The Asparagus season in Worcestershire begins in late April early May and now runs into early June. Some consider Asparagus to be the king of vegetables, and others just roll their eyes when they hear such talk but if you make the effort to drive into the country you too will appreciate the huge difference between something grown locally and just pulled out of the ground that morning and Asparagus from the supermarket with 10,000 air miles on it.

Ingredients
4 large free-range eggs
16 Asparagus Spears
Juice and Zest from 1 large lemon
6-½ Tbsp extra virgin olive oil
½ Tbsp chopped coriander
25cl Balsamic vinegar
100g Prosciutto ham
50g sun-blushed tomatoes
1Tbsp White wine vinegar
1 Small bag of mixed leaves
2 pinches of sea salt

Method
1. Line up the tops of the Asparagus spears and trim off the bottom 5cm (2”), then peel the bottom of each spear to ensure any tough skin is removed.
2. Pour the balsamic into a small nonstick saucepan; simmer on a medium low heat to reduce the vinegar until it is syrupy.
3. Pour the balsamic into a small and cling wrap to prevent further evaporation.
4. As it cools check that the consistency is thick enough to lace across a plate making a zigzag pattern.
5. Wash and drain the mixed leaves well, using a salad spinner if you own one.
6. Using a pan large enough for the asparagus to lie flat in, fill with boiling water and a couple of pinches of sea salt.
7. Mix the lemon zest and juice with 6Tbsp olive oil and add the coriander and season to taste.

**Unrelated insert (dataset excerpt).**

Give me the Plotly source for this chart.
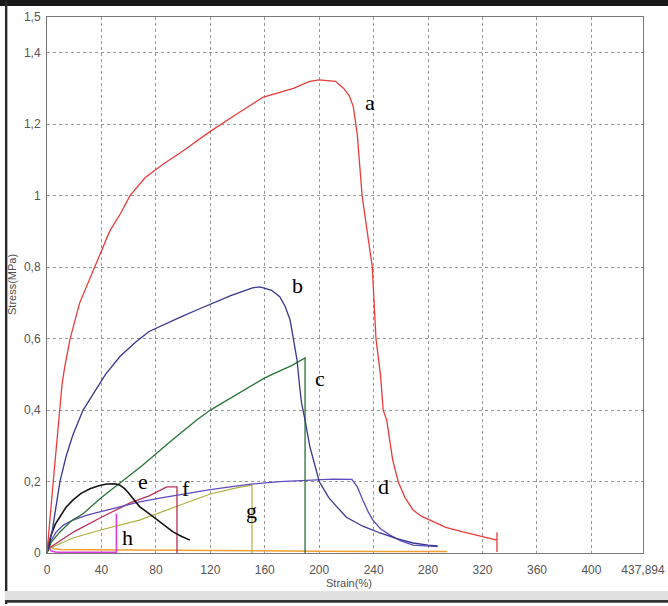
import plotly.graph_objects as go

# ---- data (strain %, stress MPa) ----
a_x = [0, 1.5, 3, 4.6, 7, 9, 11, 13, 17, 24, 35, 46, 54, 61, 72, 86, 98, 120, 140, 159, 181, 193, 200, 212, 218, 222, 225, 228, 231.5, 235, 239, 241.7, 245, 247, 249.6, 254, 258, 263, 269, 275, 281.6, 293, 305.7, 318, 328, 330.6, 330.6, 330.6]
a_y = [0, 0.056, 0.13, 0.2, 0.31, 0.4, 0.47, 0.52, 0.6, 0.7, 0.8, 0.9, 0.95, 1.0, 1.05, 1.09, 1.12, 1.18, 1.23, 1.276, 1.30, 1.32, 1.324, 1.32, 1.30, 1.28, 1.25, 1.17, 1.0, 0.9, 0.8, 0.6, 0.5, 0.4, 0.372, 0.26, 0.2, 0.155, 0.12, 0.103, 0.092, 0.072, 0.059, 0.047, 0.039, 0.036, 0.058, 0.003]

b_x = [0, 1.5, 3.6, 6, 9.5, 14, 19, 26.5, 35, 43, 53.6, 65, 75, 86, 98, 110, 122, 135, 151, 156.5, 165, 171, 175, 178.6, 181, 183.7, 185.5, 187, 189.6, 193, 200, 207, 214, 220, 232, 244.7, 257, 269, 280, 287]
b_y = [0, 0.03, 0.056, 0.12, 0.2, 0.27, 0.33, 0.4, 0.45, 0.5, 0.55, 0.59, 0.62, 0.64, 0.66, 0.68, 0.70, 0.72, 0.742, 0.745, 0.735, 0.717, 0.69, 0.652, 0.6, 0.54, 0.47, 0.42, 0.372, 0.3, 0.2, 0.155, 0.125, 0.1, 0.075, 0.056, 0.04, 0.028, 0.022, 0.02]

c_x = [0, 3, 9.5, 18, 26.5, 40, 53.6, 70, 90, 110, 120, 140, 160, 180, 189.6, 189.6]
c_y = [0, 0.03, 0.059, 0.09, 0.11, 0.155, 0.196, 0.245, 0.31, 0.372, 0.40, 0.445, 0.49, 0.525, 0.546, 0]

d_x = [0, 3, 7, 12, 19, 30, 44, 56, 68, 85, 100, 117.6, 134.5, 150, 171, 195.5, 210, 224, 228, 232, 236, 239.5, 245, 252, 260, 269, 278, 287]
d_y = [0, 0.035, 0.06, 0.078, 0.092, 0.107, 0.12, 0.132, 0.143, 0.155, 0.165, 0.176, 0.185, 0.193, 0.2, 0.205, 0.207, 0.206, 0.185, 0.148, 0.115, 0.092, 0.068, 0.05, 0.034, 0.022, 0.02, 0.018]

e_x = [0, 3, 6, 9.5, 14, 19, 25, 31.6, 38, 44, 50, 53.6, 57, 59.5, 64, 68, 75, 81, 87, 92.6, 99, 105]
e_y = [0, 0.05, 0.08, 0.10, 0.128, 0.148, 0.167, 0.18, 0.188, 0.193, 0.194, 0.19, 0.18, 0.17, 0.15, 0.13, 0.11, 0.092, 0.075, 0.059, 0.046, 0.036]

f_x = [0, 20, 40, 61, 75, 88, 95.5, 95.5]
f_y = [0.01, 0.06, 0.10, 0.14, 0.16, 0.185, 0.185, 0]

g_x = [0, 10, 19, 40, 68, 95, 120, 140, 149, 150.6, 150.6]
g_y = [0.01, 0.028, 0.042, 0.065, 0.092, 0.13, 0.165, 0.183, 0.19, 0.19, 0]

h_x = [0, 1, 3, 6, 10, 20, 30, 40, 51, 51]
h_y = [0.02, 0.015, 0.006, 0.003, 0.002, 0.002, 0.002, 0.002, 0.002, 0.11]

o_x = [0, 2, 5, 10, 30, 60, 100, 150, 162, 200, 250, 294]
o_y = [0.03, 0.02, 0.012, 0.01, 0.009, 0.008, 0.008, 0.006, 0.006, 0.005, 0.004, 0.004]

x_ticks = [0, 40, 80, 120, 160, 200, 240, 280, 320, 360, 400, 437.894]
x_tick_text = ["0", "40", "80", "120", "160", "200", "240", "280", "320", "360", "400", "437,894"]
y_ticks = [0, 0.2, 0.4, 0.6, 0.8, 1.0, 1.2, 1.4, 1.5]
y_tick_text = ["0", "0,2", "0,4", "0,6", "0,8", "1", "1,2", "1,4", "1,5"]

labels = ["a", "b", "c", "d", "e", "f", "g", "h"]
label_x = [237, 183.7, 200.6, 247, 70.5, 102, 150.6, 59.5]
label_y = [1.26, 0.75, 0.487, 0.185, 0.199, 0.18, 0.12, 0.042]

series = [
    (o_x, o_y, "rgb(240,160,50)", 1.5),
    (g_x, g_y, "rgb(175,175,60)", 1.2),
    (f_x, f_y, "rgb(185,45,85)", 1.3),
    (h_x, h_y, "rgb(220,60,220)", 1.6),
    (d_x, d_y, "rgb(95,75,190)", 1.3),
    (c_x, c_y, "rgb(40,115,55)", 1.3),
    (e_x, e_y, "rgb(20,20,20)", 1.6),
    (b_x, b_y, "rgb(55,55,145)", 1.3),
    (a_x, a_y, "rgb(232,60,60)", 1.3),
]

fig = go.Figure()
for xs, ys, col, w in series:
    fig.add_trace(go.Scatter(x=xs, y=ys, mode="lines",
                             line=dict(color=col, width=w), hoverinfo="skip"))

for t, lx, ly in zip(labels, label_x, label_y):
    fig.add_annotation(x=lx, y=ly, text=t, showarrow=False,
                       font=dict(family="Liberation Serif", size=22, color="black"))

# axis titles
fig.add_annotation(xref="paper", yref="paper", x=-0.0587, y=0.5, text="Stress(MPa)",
                   textangle=-90, showarrow=False, xanchor="center", yanchor="middle",
                   font=dict(family="Liberation Sans", size=11, color="rgb(80,80,80)"))
fig.add_annotation(xref="paper", yref="paper", x=0.5065, y=-0.0560, text="Strain(%)",
                   showarrow=False, xanchor="center", yanchor="middle",
                   font=dict(family="Liberation Sans", size=11, color="rgb(80,80,80)"))

# outer frame
shapes = [
    dict(type="rect", xref="paper", yref="paper", x0=-0.08, x1=1.05, y0=1.0205, y1=1.04,
         fillcolor="rgb(25,25,25)", line=dict(width=0), layer="above"),
    dict(type="rect", xref="paper", yref="paper", x0=-0.0705, x1=-0.0665, y0=-0.095, y1=1.03,
         fillcolor="rgb(40,40,40)", line=dict(width=0), layer="above"),
    dict(type="rect", xref="paper", yref="paper", x0=-0.0705, x1=1.05, y0=-0.0875, y1=-0.071,
         fillcolor="rgb(225,225,225)", line=dict(width=0), layer="above"),
    dict(type="rect", xref="paper", yref="paper", x0=-0.0705, x1=1.05, y0=-0.093, y1=-0.0875,
         fillcolor="rgb(50,50,50)", line=dict(width=0), layer="above"),
]

fig.update_layout(
    width=668, height=606,
    margin=dict(l=47, r=25, t=17, b=53),
    paper_bgcolor="white", plot_bgcolor="white",
    showlegend=False,
    shapes=shapes,
    font=dict(family="Liberation Sans", size=12, color="rgb(85,85,85)"),
)
fig.update_xaxes(range=[0, 437.894], tickvals=x_ticks, ticktext=x_tick_text,
                 showgrid=True, gridcolor="rgb(150,150,150)", griddash="dot", gridwidth=1,
                 showline=True, linecolor="rgb(120,120,120)", linewidth=1, mirror=True,
                 zeroline=False, ticks="", ticklabelstandoff=6, automargin=False,
                 tickfont=dict(size=12, color="rgb(85,85,85)"))
fig.update_yaxes(range=[0, 1.5], tickvals=y_ticks, ticktext=y_tick_text,
                 showgrid=True, gridcolor="rgb(150,150,150)", griddash="dot", gridwidth=1,
                 showline=True, linecolor="rgb(120,120,120)", linewidth=1, mirror=True,
                 zeroline=False, ticks="", ticklabelstandoff=3, automargin=False,
                 tickfont=dict(size=12, color="rgb(85,85,85)"))

fig.write_html("out.html")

8. Cook the Asparagus for about 4-5 minutes then cool down completely in cold water, and then drain in a colander.
9. Bring a medium-sized pan of water to the boil, season with salt and pepper and add the white wine vinegar.
10. Place a small handful of salad leaves in the center of four dinner plates.

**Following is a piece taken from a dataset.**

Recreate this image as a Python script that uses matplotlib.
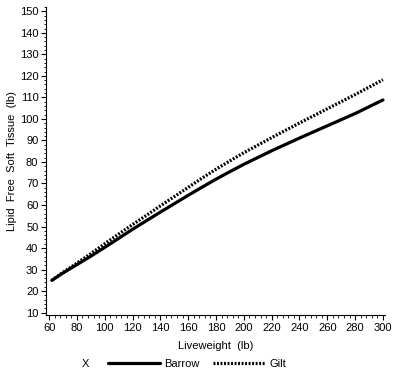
import matplotlib
matplotlib.use("Agg")
import matplotlib.pyplot as plt
from matplotlib.ticker import MultipleLocator

plt.rcParams['font.family'] = ['Liberation Sans', 'DejaVu Sans']

liveweight = [62, 70, 80, 90, 100, 110, 120, 130, 140, 150, 160, 170, 180, 190, 200,
              220, 240, 260, 280, 300]
barrow = [25, 28.4, 32.3, 36.2, 40.3, 44.5, 48.7, 52.7, 56.7, 60.6, 64.5, 68.3, 72, 75.5, 78.9,
          85.2, 91.1, 96.8, 102.5, 108.8]
gilt = [25, 28.7, 33, 37.4, 42, 46.5, 50.9, 55.2, 59.6, 63.9, 68.2, 72.5, 76.6, 80.5, 84.3,
        91.3, 98.1, 104.7, 111.3, 118.2]

fig = plt.figure(figsize=(3.99, 3.78), dpi=100)
ax = fig.add_axes([0.1153, 0.1667, 0.8497, 0.8148])

l1, = ax.plot(liveweight, barrow, color='black', lw=2.3, solid_capstyle='round', label='Barrow')
l2, = ax.plot(liveweight, gilt, color='black', lw=2.3, linestyle=(0, (0.6, 0.5)), label='Gilt')

ax.set_xlim(57.8, 301.5)
ax.set_ylim(8.9, 152)
ax.xaxis.set_major_locator(MultipleLocator(20))
ax.xaxis.set_minor_locator(MultipleLocator(4))
ax.yaxis.set_major_locator(MultipleLocator(10))
ax.yaxis.set_minor_locator(MultipleLocator(2))
ax.tick_params(which='major', direction='out', length=3.5, width=0.8, labelsize=8, pad=2)
ax.tick_params(which='minor', direction='out', length=1.8, width=0.6)
for s in ['top', 'right']:
    ax.spines[s].set_visible(False)
for s in ['left', 'bottom']:
    ax.spines[s].set_linewidth(0.8)

ax.set_xlabel('Liveweight  (lb)', fontsize=8, labelpad=6)
ax.set_ylabel('Lipid  Free  Soft  Tissue  (lb)', fontsize=8, labelpad=2)

fig.text(0.213, 0.038, 'X', fontsize=8, ha='center', va='center')
fig.legend(handles=[l1, l2], loc='center left', bbox_to_anchor=(0.27, 0.038), ncol=2,
           frameon=False, fontsize=8, handlelength=4.7, handletextpad=0.4,
           columnspacing=1.2, borderpad=0, borderaxespad=0)

fig.savefig('out.png', dpi=100)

11. Poach the eggs 1 at a time for 3-4 minutes (so that the yolk is still soft) then remove and drain on a warm plate.
12. Warm the Asparagus in a non-stick frying pan using the remaining ½ tbsp olive oil.
To Serve
Lay 4 Asparagus spears on each plate, on top of the leaves.
Then carefully top with a poached egg.
Decorate with the prosciutto and sun-blushed tomatoes then drizzle with a little of the lemon dressing.
Finally lace a zigzag of the reduced balsamic across each plate and serve.

Chef’s Tips
This dish is all about timing so why not try halving the recipe and make 2 portions to begin with.